- **DESCRIPTION OF THE TASK**:
Reproduce the whole listing, character for character.

- **GIVEN INFORMATION**:
>>
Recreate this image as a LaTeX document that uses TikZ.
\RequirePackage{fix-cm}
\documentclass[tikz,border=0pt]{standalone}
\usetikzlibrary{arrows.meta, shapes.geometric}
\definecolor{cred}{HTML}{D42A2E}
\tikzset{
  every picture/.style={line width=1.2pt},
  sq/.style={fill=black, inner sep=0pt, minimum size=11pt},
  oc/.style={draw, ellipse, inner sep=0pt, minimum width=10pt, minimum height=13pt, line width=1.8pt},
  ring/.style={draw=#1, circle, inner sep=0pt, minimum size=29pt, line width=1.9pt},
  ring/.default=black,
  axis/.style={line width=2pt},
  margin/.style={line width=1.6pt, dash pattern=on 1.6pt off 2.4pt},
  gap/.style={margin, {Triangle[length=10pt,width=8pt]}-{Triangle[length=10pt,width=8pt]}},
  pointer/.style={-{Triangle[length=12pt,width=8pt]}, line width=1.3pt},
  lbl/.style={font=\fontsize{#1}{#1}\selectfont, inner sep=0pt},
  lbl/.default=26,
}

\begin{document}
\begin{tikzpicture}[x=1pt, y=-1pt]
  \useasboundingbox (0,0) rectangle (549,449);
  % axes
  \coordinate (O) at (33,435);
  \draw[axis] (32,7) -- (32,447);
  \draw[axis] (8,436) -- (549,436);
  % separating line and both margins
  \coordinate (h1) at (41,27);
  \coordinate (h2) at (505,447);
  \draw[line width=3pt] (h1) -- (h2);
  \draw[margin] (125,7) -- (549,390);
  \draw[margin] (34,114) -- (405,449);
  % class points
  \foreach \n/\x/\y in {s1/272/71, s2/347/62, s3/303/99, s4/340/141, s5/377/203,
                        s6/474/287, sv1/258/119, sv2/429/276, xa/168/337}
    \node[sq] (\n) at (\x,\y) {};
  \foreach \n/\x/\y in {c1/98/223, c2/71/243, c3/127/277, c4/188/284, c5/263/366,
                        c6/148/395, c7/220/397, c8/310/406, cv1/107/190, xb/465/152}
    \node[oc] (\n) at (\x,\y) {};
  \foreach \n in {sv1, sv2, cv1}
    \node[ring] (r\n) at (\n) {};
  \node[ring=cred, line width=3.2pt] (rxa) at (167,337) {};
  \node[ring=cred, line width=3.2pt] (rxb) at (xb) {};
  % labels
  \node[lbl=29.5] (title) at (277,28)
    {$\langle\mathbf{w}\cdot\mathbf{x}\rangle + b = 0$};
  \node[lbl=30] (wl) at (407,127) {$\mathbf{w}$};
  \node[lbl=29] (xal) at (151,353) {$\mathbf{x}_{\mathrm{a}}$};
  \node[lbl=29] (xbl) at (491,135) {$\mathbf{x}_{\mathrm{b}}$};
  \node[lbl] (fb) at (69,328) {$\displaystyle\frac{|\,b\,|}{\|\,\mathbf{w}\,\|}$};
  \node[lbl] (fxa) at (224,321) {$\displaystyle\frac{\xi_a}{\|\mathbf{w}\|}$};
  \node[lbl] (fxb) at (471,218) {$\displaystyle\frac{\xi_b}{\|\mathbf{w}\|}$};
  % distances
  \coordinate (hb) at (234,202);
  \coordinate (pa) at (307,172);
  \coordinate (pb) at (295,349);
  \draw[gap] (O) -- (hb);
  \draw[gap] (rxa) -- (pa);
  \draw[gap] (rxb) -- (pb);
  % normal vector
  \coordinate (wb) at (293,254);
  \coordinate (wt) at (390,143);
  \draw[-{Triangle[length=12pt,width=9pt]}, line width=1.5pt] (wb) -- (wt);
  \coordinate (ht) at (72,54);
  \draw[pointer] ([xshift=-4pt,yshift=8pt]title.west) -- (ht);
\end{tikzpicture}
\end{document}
<<
- **TASK RESULT**:
Recreate this image as a LaTeX document that uses TikZ.
\RequirePackage{fix-cm}
\documentclass[tikz,border=0pt]{standalone}
\usetikzlibrary{arrows.meta, shapes.geometric}
\definecolor{cred}{HTML}{D42A2E}
\tikzset{
  every picture/.style={line width=1.2pt},
  sq/.style={fill=black, inner sep=0pt, minimum size=11pt},
  oc/.style={draw, ellipse, inner sep=0pt, minimum width=10pt, minimum height=13pt, line width=1.8pt},
  ring/.style={draw=#1, circle, inner sep=0pt, minimum size=29pt, line width=1.9pt},
  ring/.default=black,
  axis/.style={line width=2pt},
  margin/.style={line width=1.6pt, dash pattern=on 1.6pt off 2.4pt},
  gap/.style={margin, {Triangle[length=10pt,width=8pt]}-{Triangle[length=10pt,width=8pt]}},
  pointer/.style={-{Triangle[length=12pt,width=8pt]}, line width=1.3pt},
  lbl/.style={font=\fontsize{#1}{#1}\selectfont, inner sep=0pt},
  lbl/.default=26,
}

\begin{document}
\begin{tikzpicture}[x=1pt, y=-1pt]
  \useasboundingbox (0,0) rectangle (549,449);
  % axes
  \coordinate (O) at (33,435);
  \draw[axis] (32,7) -- (32,447);
  \draw[axis] (8,436) -- (549,436);
  % separating line and both margins
  \coordinate (h1) at (41,27);
  \coordinate (h2) at (505,447);
  \draw[line width=3pt] (h1) -- (h2);
  \draw[margin] (125,7) -- (549,390);
  \draw[margin] (34,114) -- (405,449);
  % class points
  \foreach \n/\x/\y in {s1/272/71, s2/347/62, s3/303/99, s4/340/141, s5/377/203,
                        s6/474/287, sv1/258/119, sv2/429/276, xa/168/337}
    \node[sq] (\n) at (\x,\y) {};
  \foreach \n/\x/\y in {c1/98/223, c2/71/243, c3/127/277, c4/188/284, c5/263/366,
                        c6/148/395, c7/220/397, c8/310/406, cv1/107/190, xb/465/152}
    \node[oc] (\n) at (\x,\y) {};
  \foreach \n in {sv1, sv2, cv1}
    \node[ring] (r\n) at (\n) {};
  \node[ring=cred, line width=3.2pt] (rxa) at (167,337) {};
  \node[ring=cred, line width=3.2pt] (rxb) at (xb) {};
  % labels
  \node[lbl=29.5] (title) at (277,28)
    {$\langle\mathbf{w}\cdot\mathbf{x}\rangle + b = 0$};
  \node[lbl=30] (wl) at (407,127) {$\mathbf{w}$};
  \node[lbl=29] (xal) at (151,353) {$\mathbf{x}_{\mathrm{a}}$};
  \node[lbl=29] (xbl) at (491,135) {$\mathbf{x}_{\mathrm{b}}$};
  \node[lbl] (fb) at (69,328) {$\displaystyle\frac{|\,b\,|}{\|\,\mathbf{w}\,\|}$};
  \node[lbl] (fxa) at (224,321) {$\displaystyle\frac{\xi_a}{\|\mathbf{w}\|}$};
  \node[lbl] (fxb) at (471,218) {$\displaystyle\frac{\xi_b}{\|\mathbf{w}\|}$};
  % distances
  \coordinate (hb) at (234,202);
  \coordinate (pa) at (307,172);
  \coordinate (pb) at (295,349);
  \draw[gap] (O) -- (hb);
  \draw[gap] (rxa) -- (pa);
  \draw[gap] (rxb) -- (pb);
  % normal vector
  \coordinate (wb) at (293,254);
  \coordinate (wt) at (390,143);
  \draw[-{Triangle[length=12pt,width=9pt]}, line width=1.5pt] (wb) -- (wt);
  \coordinate (ht) at (72,54);
  \draw[pointer] ([xshift=-4pt,yshift=8pt]title.west) -- (ht);
\end{tikzpicture}
\end{document}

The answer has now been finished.